▶ _WHAT YOU HAVE TO DO_
Repeat everything from the first line of the listing below through the line that contains "from matplotlib.lines import Line2D", exactly. Leave out pictures.

▶ _RECORDS SUPPLIED_
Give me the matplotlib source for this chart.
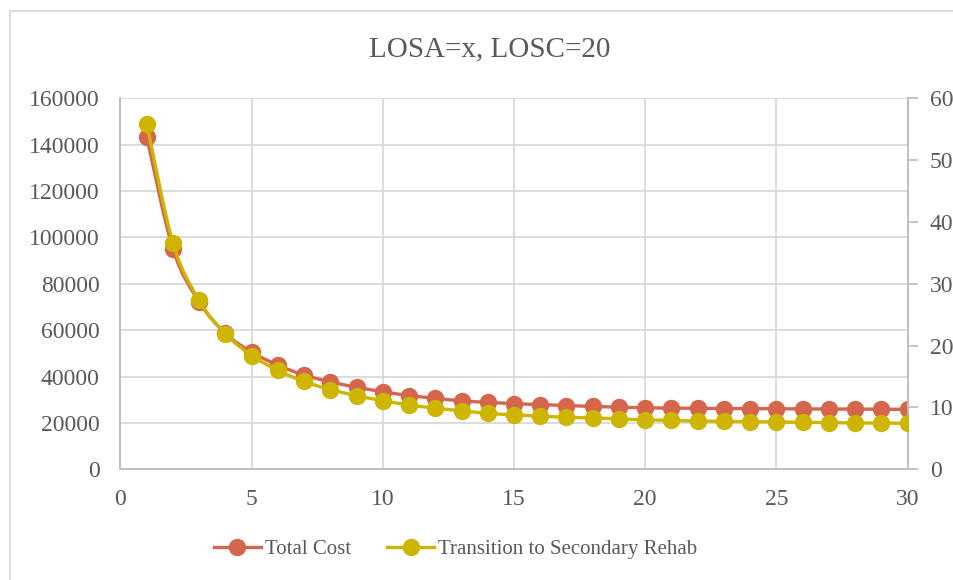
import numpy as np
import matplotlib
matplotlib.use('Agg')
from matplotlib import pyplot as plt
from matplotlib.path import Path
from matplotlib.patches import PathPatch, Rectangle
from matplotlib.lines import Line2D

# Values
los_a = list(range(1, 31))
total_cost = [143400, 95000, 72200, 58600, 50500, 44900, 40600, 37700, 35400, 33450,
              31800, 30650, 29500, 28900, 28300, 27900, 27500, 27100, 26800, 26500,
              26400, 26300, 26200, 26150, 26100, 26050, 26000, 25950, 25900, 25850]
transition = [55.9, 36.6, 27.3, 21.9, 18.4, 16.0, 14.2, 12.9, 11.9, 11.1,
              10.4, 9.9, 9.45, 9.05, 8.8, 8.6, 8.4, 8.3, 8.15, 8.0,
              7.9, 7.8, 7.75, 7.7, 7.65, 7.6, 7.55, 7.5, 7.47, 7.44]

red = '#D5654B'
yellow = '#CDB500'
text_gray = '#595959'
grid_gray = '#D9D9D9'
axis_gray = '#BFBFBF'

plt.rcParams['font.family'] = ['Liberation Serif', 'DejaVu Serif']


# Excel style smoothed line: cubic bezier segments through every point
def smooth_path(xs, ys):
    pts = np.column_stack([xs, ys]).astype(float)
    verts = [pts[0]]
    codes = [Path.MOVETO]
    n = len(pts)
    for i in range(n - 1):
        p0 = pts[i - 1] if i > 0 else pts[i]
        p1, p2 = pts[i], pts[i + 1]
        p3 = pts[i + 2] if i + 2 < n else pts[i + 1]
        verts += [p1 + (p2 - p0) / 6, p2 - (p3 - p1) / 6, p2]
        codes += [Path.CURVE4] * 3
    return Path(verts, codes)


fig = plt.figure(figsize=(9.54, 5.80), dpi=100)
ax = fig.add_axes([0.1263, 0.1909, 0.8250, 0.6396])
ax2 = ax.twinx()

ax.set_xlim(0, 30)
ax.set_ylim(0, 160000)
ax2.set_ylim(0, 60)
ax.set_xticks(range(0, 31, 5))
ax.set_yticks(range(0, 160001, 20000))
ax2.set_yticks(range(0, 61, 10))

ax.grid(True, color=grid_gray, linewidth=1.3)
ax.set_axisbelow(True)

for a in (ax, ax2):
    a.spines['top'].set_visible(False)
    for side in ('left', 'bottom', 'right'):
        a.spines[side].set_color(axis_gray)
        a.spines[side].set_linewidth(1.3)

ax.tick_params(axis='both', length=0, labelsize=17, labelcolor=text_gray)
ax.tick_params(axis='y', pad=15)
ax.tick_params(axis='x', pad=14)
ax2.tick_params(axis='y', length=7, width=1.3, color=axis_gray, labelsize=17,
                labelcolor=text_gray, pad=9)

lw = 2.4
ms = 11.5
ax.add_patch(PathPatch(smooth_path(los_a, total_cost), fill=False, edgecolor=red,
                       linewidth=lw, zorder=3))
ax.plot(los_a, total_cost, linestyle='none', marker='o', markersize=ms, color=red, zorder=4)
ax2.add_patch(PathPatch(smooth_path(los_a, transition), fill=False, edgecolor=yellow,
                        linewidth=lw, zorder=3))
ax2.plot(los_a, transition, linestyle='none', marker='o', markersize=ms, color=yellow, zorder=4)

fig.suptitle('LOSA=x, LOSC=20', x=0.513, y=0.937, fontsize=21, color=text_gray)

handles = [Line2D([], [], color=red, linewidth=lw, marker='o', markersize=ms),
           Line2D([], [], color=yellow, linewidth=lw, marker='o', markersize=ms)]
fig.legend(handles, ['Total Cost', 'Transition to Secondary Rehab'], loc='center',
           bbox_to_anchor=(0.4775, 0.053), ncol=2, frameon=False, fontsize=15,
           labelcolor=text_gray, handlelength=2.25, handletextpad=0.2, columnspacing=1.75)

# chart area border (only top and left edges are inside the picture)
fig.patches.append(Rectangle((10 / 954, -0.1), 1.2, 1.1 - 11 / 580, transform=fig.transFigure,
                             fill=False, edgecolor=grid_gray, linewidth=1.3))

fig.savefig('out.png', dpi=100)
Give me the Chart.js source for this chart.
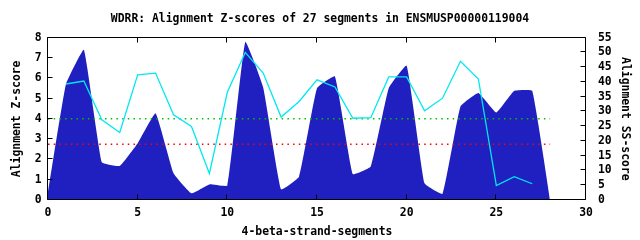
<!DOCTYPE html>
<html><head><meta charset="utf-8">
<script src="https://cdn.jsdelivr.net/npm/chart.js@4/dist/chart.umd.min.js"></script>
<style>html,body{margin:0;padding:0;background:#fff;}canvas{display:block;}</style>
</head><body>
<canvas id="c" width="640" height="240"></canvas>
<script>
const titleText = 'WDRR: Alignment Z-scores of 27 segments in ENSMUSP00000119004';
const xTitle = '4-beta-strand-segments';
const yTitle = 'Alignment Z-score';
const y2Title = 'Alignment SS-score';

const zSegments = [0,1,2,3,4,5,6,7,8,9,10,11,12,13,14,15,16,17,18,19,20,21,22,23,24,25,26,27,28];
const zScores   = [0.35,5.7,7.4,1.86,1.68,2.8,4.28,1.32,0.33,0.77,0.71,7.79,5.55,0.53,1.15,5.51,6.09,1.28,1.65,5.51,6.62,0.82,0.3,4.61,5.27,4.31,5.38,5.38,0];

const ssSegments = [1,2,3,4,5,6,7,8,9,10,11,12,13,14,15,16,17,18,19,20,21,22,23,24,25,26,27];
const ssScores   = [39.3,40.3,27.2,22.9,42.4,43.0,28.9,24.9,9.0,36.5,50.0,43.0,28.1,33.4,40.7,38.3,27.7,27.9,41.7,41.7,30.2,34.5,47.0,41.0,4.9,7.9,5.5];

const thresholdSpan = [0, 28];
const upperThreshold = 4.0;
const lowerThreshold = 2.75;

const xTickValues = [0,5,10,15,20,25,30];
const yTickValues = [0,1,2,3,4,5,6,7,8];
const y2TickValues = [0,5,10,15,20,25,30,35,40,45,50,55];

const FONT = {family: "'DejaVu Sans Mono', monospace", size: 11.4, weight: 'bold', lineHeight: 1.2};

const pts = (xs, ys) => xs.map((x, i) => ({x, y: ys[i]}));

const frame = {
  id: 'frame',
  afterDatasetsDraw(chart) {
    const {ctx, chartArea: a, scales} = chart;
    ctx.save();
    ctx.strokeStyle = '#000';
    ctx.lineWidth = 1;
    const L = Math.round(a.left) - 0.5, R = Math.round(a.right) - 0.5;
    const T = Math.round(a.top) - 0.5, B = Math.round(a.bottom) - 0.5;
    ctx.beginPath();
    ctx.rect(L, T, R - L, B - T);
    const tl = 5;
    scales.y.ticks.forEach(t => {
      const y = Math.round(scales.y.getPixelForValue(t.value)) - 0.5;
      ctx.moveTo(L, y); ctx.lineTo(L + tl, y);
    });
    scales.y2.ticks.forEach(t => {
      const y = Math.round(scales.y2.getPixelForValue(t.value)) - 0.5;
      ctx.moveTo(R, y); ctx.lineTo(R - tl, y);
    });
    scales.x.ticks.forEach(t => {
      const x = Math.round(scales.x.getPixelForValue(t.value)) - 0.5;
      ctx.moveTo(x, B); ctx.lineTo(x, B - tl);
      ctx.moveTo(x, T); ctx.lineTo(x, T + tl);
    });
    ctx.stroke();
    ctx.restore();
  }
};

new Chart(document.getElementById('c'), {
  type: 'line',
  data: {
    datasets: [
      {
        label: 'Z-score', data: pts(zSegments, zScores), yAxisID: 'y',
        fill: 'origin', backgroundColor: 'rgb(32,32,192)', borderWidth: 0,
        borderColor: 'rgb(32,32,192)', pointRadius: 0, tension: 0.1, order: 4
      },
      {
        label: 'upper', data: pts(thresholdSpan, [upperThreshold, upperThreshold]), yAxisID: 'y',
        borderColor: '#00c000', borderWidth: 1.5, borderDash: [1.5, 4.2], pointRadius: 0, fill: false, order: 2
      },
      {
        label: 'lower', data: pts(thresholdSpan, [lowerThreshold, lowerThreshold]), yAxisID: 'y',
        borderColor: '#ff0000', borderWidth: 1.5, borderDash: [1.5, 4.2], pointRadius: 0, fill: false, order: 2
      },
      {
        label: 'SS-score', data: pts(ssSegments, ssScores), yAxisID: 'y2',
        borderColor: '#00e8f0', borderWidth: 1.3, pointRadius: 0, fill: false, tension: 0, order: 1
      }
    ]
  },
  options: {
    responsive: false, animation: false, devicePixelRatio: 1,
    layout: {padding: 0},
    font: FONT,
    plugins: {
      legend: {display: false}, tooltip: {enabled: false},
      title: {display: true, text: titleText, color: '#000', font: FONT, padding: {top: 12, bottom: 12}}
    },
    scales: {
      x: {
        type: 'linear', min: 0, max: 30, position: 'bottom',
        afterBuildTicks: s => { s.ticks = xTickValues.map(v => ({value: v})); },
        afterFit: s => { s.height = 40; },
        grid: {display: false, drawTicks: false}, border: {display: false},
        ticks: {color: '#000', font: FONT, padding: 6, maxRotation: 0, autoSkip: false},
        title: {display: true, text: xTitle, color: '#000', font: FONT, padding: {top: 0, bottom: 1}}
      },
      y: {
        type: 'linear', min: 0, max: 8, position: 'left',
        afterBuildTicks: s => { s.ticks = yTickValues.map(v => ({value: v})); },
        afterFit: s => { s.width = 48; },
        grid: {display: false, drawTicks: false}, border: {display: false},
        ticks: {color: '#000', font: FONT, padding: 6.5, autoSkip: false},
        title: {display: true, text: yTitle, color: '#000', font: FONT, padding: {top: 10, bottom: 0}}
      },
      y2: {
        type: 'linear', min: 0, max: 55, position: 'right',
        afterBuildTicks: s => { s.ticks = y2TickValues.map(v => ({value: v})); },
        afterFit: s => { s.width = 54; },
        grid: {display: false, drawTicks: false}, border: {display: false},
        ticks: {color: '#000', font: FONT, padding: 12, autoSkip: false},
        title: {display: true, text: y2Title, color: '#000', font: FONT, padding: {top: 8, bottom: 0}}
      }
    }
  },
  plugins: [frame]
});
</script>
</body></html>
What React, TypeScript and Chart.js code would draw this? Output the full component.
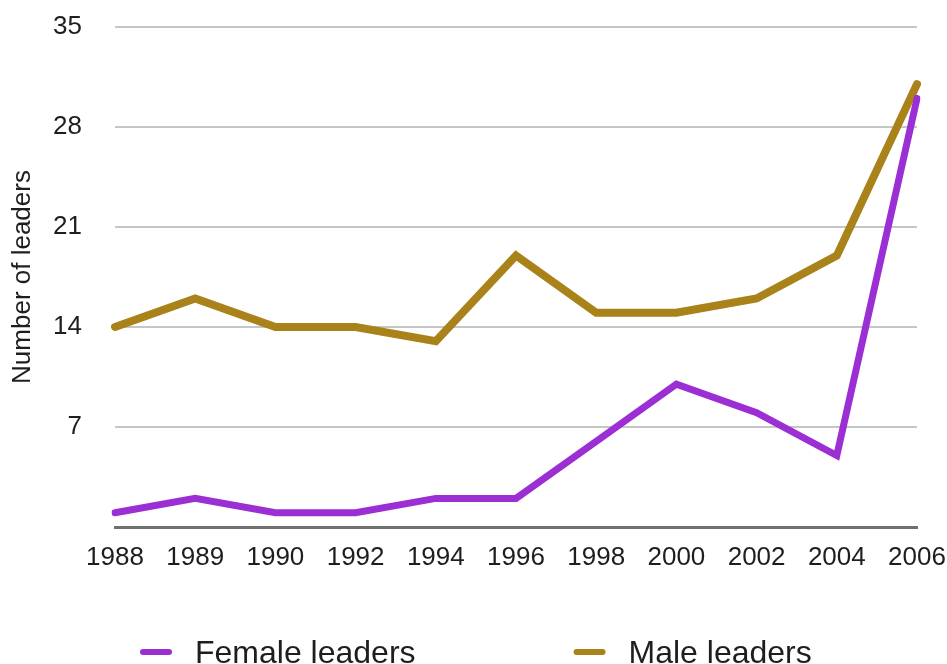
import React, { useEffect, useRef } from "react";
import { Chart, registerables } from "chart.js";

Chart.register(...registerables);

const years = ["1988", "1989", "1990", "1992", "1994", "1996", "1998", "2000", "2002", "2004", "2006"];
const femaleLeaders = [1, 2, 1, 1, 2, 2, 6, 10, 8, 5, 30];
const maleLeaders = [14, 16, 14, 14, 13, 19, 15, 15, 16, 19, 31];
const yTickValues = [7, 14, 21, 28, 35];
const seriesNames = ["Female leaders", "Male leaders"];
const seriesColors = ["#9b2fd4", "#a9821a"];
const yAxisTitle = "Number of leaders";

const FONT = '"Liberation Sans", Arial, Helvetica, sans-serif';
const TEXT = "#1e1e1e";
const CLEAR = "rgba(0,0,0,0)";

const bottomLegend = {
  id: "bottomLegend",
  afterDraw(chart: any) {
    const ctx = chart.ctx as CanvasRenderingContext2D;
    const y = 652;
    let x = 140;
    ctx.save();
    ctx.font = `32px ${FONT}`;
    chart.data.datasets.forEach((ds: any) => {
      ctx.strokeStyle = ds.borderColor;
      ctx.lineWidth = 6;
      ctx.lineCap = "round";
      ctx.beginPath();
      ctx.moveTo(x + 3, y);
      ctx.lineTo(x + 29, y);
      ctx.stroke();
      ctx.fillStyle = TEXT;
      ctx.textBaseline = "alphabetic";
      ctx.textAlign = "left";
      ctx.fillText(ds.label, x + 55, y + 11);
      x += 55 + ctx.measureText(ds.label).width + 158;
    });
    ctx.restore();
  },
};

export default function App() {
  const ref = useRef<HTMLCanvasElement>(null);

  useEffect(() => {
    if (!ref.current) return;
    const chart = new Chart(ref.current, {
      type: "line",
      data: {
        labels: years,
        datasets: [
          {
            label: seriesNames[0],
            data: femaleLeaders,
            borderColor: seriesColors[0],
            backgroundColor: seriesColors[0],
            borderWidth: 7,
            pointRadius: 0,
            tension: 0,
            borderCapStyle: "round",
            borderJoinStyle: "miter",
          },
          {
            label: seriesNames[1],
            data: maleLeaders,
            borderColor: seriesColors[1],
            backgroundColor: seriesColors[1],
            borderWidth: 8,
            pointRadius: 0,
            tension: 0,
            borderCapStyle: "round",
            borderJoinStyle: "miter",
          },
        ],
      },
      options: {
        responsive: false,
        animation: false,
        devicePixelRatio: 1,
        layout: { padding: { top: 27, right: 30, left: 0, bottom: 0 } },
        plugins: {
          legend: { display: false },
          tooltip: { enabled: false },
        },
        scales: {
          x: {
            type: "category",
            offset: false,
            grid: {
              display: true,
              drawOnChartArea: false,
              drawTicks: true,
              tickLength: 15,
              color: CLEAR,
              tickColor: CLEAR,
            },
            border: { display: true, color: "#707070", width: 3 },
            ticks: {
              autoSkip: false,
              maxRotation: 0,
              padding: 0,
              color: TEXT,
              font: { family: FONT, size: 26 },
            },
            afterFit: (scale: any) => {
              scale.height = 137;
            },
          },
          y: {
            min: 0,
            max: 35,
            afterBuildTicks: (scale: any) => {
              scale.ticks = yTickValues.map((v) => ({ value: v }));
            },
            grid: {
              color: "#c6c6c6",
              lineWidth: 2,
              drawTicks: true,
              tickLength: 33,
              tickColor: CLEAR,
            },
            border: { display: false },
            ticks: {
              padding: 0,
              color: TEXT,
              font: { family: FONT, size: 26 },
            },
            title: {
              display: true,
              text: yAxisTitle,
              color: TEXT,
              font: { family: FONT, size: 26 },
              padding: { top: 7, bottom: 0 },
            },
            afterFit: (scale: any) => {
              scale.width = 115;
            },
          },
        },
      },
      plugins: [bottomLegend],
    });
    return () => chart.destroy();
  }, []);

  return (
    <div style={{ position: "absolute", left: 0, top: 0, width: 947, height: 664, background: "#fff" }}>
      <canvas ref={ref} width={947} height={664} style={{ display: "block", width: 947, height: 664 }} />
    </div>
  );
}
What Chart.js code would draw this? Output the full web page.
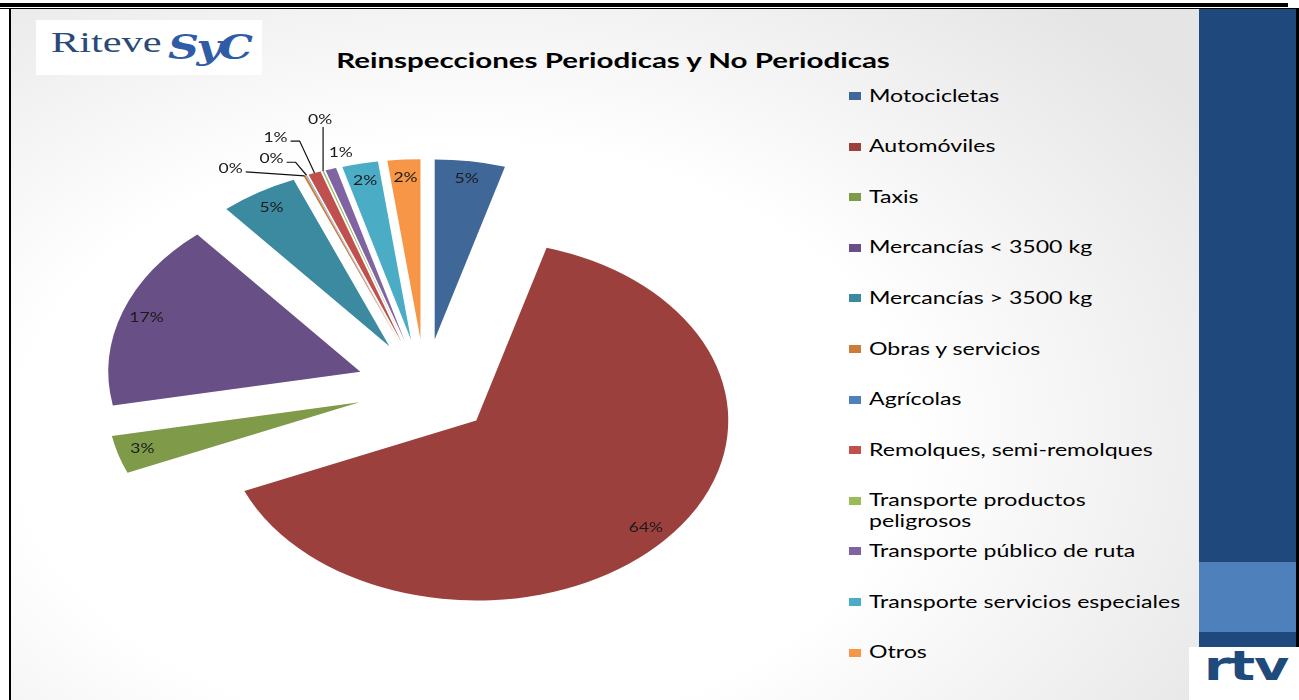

▶ _EXERCISE RESULT_
Give me the matplotlib source for this chart.
import numpy as np
import matplotlib
matplotlib.use('Agg')
from matplotlib import pyplot as plt
from matplotlib.path import Path
from matplotlib.patches import PathPatch, Rectangle
from matplotlib.lines import Line2D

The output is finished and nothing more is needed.